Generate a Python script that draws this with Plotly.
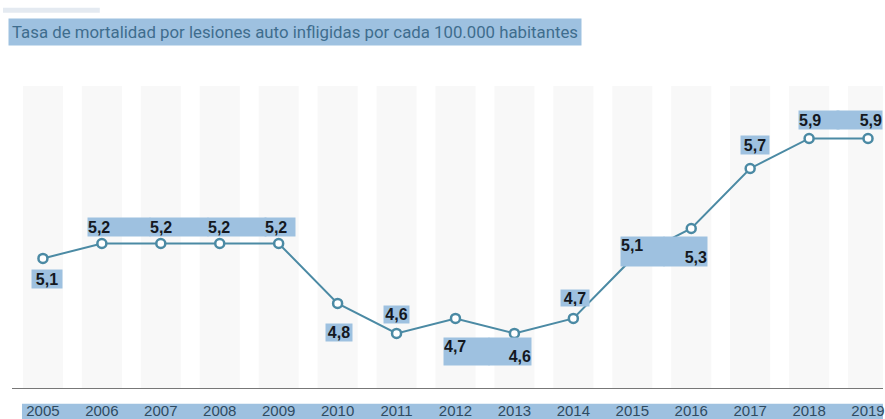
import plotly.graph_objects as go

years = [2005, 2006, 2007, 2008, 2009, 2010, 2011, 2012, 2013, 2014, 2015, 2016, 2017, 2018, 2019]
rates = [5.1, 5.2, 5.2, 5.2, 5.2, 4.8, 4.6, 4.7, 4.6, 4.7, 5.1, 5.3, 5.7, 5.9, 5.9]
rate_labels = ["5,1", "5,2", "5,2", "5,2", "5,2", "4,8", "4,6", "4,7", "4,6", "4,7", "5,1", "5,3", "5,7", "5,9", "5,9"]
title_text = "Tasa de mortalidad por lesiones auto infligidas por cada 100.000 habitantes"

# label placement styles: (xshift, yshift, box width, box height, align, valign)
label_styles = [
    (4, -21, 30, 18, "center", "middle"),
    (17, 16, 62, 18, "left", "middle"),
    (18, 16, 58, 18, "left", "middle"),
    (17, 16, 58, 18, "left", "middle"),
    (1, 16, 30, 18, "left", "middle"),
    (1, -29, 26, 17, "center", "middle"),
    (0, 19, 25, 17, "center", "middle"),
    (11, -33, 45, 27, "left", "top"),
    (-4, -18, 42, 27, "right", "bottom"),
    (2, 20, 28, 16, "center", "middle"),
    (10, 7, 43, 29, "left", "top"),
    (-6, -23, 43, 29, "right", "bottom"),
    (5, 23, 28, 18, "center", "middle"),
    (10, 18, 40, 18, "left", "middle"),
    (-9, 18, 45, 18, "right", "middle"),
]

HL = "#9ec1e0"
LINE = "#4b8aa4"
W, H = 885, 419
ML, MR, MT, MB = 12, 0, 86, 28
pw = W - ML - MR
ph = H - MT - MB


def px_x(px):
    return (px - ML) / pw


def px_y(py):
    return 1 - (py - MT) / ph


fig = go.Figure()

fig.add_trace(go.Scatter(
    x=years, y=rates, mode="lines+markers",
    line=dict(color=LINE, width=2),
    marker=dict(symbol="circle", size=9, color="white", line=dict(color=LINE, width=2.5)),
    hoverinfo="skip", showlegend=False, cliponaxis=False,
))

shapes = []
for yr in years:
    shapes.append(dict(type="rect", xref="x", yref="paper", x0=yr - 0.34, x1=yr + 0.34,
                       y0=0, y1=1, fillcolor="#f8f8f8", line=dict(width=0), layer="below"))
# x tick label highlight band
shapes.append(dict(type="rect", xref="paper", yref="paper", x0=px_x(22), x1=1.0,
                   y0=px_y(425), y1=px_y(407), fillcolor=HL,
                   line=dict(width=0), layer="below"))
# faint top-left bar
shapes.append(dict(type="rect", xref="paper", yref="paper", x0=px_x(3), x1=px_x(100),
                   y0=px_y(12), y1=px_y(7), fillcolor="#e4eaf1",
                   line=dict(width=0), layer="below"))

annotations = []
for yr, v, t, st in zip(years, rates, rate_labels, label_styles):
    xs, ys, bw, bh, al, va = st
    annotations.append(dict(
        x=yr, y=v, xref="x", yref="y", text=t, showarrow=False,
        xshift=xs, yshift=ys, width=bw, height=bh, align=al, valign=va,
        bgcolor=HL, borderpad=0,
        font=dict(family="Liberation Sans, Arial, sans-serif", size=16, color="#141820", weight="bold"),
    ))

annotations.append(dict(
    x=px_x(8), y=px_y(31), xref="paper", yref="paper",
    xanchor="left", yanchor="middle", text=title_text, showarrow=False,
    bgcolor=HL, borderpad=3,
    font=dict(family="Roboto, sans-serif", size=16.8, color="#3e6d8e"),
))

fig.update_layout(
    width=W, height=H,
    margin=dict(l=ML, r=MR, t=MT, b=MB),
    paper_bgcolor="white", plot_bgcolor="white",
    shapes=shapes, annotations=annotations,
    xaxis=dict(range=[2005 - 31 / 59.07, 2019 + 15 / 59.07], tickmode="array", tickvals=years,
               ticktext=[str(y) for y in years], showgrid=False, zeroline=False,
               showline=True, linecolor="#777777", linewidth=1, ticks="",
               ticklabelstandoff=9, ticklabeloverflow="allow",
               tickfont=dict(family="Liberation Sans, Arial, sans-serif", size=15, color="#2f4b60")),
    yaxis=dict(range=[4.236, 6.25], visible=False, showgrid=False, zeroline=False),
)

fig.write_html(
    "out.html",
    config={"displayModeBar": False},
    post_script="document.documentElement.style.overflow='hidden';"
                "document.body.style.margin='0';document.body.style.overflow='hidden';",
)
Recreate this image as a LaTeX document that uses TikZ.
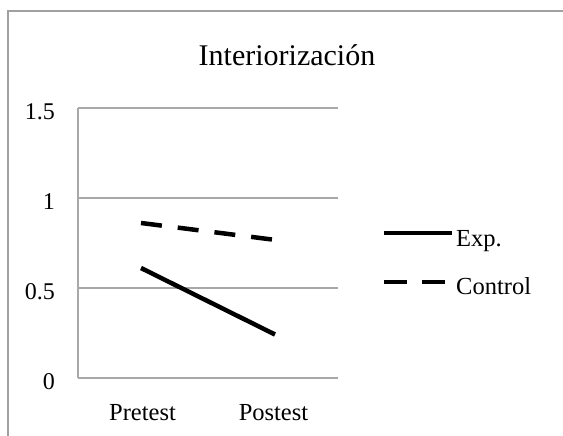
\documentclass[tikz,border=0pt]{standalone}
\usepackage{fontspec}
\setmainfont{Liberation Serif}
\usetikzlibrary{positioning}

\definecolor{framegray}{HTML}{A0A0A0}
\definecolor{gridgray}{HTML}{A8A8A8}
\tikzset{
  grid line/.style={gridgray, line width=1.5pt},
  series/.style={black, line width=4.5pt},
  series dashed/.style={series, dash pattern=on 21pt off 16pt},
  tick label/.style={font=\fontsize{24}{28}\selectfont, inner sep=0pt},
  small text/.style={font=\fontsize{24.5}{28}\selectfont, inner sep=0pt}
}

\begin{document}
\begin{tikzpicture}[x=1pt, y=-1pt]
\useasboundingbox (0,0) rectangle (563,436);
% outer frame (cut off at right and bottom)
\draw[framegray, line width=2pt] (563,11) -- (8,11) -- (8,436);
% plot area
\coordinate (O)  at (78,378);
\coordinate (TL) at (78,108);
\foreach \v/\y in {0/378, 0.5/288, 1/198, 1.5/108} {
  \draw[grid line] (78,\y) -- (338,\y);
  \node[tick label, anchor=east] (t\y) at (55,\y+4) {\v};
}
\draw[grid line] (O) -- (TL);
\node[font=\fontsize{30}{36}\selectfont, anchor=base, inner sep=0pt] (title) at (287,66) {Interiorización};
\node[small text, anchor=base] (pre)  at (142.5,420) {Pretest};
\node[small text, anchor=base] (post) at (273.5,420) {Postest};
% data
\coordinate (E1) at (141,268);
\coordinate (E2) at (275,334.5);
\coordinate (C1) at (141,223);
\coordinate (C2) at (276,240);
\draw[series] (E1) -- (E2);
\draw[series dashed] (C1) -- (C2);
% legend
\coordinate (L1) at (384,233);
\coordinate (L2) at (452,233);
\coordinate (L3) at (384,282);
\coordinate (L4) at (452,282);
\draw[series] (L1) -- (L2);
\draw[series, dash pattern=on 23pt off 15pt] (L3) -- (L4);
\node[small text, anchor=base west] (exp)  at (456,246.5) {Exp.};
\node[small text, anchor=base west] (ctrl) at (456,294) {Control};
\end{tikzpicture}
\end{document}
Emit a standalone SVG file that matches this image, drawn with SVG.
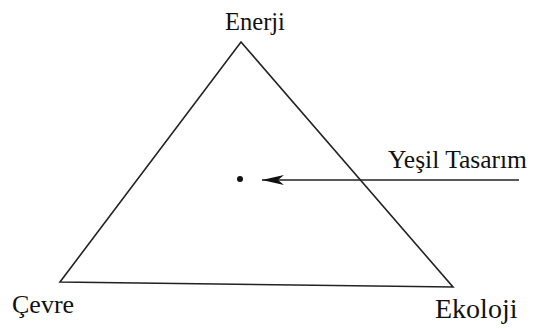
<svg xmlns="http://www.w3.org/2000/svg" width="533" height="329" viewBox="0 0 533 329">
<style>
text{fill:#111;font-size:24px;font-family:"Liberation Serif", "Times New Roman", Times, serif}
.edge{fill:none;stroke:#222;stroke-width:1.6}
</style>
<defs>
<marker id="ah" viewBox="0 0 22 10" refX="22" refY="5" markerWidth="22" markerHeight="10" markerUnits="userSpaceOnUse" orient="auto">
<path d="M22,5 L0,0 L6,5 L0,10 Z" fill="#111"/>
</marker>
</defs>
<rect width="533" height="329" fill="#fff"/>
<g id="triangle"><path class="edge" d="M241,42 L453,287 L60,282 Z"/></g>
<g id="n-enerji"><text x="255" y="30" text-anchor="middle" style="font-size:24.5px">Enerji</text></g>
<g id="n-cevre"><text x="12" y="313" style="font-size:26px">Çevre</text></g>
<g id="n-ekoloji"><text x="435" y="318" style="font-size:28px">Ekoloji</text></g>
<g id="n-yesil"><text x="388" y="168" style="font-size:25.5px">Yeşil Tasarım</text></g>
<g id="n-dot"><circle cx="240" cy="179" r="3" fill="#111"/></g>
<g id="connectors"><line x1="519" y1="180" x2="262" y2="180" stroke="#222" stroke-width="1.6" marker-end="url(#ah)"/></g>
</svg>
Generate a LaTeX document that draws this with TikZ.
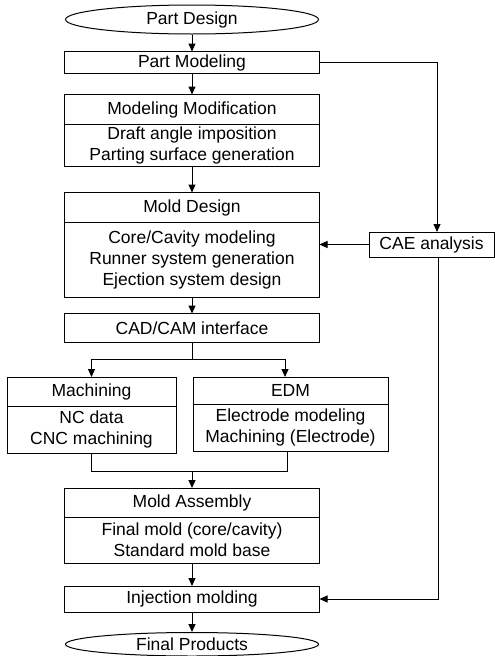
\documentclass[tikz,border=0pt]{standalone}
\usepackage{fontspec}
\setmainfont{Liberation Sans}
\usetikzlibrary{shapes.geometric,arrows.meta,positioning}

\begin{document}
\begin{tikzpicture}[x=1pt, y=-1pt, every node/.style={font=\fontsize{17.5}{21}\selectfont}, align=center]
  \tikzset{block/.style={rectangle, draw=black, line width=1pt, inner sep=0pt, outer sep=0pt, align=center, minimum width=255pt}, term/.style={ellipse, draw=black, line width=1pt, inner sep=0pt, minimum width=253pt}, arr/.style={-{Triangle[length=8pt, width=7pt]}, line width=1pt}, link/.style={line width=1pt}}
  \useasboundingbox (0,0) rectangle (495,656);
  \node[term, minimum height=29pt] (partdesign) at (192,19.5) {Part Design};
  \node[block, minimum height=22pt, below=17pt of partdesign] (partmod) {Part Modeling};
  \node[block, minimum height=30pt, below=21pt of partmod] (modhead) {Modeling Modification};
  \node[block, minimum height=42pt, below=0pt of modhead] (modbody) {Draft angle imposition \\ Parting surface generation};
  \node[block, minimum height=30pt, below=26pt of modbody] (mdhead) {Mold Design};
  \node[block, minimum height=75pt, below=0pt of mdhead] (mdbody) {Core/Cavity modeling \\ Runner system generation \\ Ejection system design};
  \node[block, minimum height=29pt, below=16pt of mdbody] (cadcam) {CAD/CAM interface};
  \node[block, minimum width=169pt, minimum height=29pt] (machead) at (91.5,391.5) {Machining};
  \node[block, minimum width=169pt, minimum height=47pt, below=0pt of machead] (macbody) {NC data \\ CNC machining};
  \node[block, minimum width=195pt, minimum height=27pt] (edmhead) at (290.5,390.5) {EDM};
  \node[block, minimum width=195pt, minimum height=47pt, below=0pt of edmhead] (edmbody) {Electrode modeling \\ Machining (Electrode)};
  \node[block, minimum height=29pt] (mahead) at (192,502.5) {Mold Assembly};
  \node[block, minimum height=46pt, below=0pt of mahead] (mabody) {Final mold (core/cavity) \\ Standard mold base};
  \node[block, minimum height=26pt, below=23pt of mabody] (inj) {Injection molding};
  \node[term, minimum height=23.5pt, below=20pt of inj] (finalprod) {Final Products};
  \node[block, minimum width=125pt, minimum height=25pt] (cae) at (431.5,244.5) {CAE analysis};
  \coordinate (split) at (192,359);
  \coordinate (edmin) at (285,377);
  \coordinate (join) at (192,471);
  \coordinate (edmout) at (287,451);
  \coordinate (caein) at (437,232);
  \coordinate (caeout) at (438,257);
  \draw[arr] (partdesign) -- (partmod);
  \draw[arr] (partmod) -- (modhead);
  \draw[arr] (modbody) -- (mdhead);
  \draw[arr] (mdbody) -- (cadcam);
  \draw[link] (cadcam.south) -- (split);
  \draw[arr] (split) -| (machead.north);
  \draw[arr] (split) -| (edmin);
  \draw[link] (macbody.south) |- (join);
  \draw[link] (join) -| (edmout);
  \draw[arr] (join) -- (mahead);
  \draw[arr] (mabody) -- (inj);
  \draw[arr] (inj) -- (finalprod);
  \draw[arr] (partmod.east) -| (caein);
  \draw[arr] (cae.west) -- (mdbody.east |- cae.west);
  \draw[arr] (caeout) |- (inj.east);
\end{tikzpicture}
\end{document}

Exercise aim =
Exactly restate the lines from the beginning of the data through the line with "import plotly.graph_objects as go", and no others, keeping pictures out.

Result =
Generate a Python script that draws this with Plotly.
import plotly.graph_objects as go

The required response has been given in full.